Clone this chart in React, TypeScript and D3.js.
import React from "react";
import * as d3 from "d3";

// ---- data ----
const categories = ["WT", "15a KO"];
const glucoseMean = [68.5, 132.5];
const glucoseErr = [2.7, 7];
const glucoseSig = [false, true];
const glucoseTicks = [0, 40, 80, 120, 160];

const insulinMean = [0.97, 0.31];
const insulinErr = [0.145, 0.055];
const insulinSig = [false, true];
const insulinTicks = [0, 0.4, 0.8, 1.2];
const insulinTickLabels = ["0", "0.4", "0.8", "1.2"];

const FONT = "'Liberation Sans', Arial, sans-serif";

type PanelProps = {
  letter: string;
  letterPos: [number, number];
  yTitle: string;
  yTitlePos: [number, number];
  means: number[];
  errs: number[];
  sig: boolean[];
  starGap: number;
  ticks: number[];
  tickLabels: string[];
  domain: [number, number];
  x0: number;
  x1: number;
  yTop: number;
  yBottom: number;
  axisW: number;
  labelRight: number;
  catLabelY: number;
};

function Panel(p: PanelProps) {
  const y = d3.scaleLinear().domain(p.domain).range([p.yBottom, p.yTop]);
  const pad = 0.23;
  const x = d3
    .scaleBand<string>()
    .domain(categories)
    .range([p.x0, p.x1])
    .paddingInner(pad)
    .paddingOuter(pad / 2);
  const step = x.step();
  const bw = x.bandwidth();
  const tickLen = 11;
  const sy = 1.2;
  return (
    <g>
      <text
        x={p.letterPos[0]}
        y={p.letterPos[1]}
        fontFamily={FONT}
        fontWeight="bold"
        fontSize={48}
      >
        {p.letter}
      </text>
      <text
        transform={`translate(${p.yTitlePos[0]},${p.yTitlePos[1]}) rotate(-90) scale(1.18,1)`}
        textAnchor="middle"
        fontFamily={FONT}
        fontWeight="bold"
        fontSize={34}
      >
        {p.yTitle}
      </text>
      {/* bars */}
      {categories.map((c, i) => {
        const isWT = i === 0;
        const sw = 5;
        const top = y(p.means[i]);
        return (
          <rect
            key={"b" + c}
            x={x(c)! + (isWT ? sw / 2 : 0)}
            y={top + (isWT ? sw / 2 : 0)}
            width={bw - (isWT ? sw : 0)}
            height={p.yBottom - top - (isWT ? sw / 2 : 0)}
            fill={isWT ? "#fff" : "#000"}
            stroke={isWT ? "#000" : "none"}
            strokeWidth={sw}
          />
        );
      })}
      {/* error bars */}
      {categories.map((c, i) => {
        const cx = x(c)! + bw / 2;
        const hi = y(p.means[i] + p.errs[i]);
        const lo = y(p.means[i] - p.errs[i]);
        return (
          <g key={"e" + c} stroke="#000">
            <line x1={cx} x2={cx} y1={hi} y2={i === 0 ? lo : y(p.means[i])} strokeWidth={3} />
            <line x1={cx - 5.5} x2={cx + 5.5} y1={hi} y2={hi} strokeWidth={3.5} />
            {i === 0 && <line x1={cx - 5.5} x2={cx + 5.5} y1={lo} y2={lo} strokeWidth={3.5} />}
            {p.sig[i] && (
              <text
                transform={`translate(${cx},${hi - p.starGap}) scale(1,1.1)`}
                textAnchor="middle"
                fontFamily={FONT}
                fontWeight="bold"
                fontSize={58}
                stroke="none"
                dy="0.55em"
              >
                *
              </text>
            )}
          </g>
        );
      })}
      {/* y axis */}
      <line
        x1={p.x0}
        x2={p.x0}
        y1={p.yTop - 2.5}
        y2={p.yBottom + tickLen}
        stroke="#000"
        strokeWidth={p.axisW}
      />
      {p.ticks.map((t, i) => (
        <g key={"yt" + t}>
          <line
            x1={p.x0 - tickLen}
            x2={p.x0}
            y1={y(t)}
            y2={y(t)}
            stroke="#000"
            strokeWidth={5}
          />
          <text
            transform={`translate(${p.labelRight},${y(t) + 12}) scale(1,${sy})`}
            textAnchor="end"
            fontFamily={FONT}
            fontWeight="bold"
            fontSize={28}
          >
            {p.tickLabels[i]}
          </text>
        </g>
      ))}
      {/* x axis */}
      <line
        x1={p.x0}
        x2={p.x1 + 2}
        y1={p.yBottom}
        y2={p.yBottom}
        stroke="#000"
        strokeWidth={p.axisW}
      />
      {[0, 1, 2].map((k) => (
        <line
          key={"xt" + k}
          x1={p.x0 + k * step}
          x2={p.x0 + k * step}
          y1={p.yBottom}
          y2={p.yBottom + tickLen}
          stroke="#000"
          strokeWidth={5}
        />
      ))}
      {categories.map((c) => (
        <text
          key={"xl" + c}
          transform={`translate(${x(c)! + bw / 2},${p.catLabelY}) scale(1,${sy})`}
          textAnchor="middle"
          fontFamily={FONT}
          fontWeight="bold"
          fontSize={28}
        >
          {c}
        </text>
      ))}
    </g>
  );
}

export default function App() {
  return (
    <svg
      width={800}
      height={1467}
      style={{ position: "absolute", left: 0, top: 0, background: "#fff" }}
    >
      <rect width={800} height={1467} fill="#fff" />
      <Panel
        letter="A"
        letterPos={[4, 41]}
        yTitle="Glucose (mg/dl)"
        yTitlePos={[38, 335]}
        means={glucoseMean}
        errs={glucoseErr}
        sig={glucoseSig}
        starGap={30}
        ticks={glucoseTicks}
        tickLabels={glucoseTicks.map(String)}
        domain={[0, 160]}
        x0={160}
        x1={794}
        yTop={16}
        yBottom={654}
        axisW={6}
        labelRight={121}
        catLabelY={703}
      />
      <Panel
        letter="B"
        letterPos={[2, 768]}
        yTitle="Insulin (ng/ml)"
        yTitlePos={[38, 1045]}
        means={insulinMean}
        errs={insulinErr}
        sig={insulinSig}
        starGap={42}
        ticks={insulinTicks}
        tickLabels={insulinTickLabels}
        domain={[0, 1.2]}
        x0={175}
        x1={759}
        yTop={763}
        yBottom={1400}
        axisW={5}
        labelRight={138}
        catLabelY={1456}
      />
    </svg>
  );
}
◆ ◆ ◆ ◆ ◆
→ THE EXERCISE
Your answer should be exactly the lines of the data above, from the first through the line containing "const glucoseTicks = [0, 40, 80, 120, 160];".

→ TASK SOLUTION
Clone this chart in React, TypeScript and D3.js.
import React from "react";
import * as d3 from "d3";

// ---- data ----
const categories = ["WT", "15a KO"];
const glucoseMean = [68.5, 132.5];
const glucoseErr = [2.7, 7];
const glucoseSig = [false, true];
const glucoseTicks = [0, 40, 80, 120, 160];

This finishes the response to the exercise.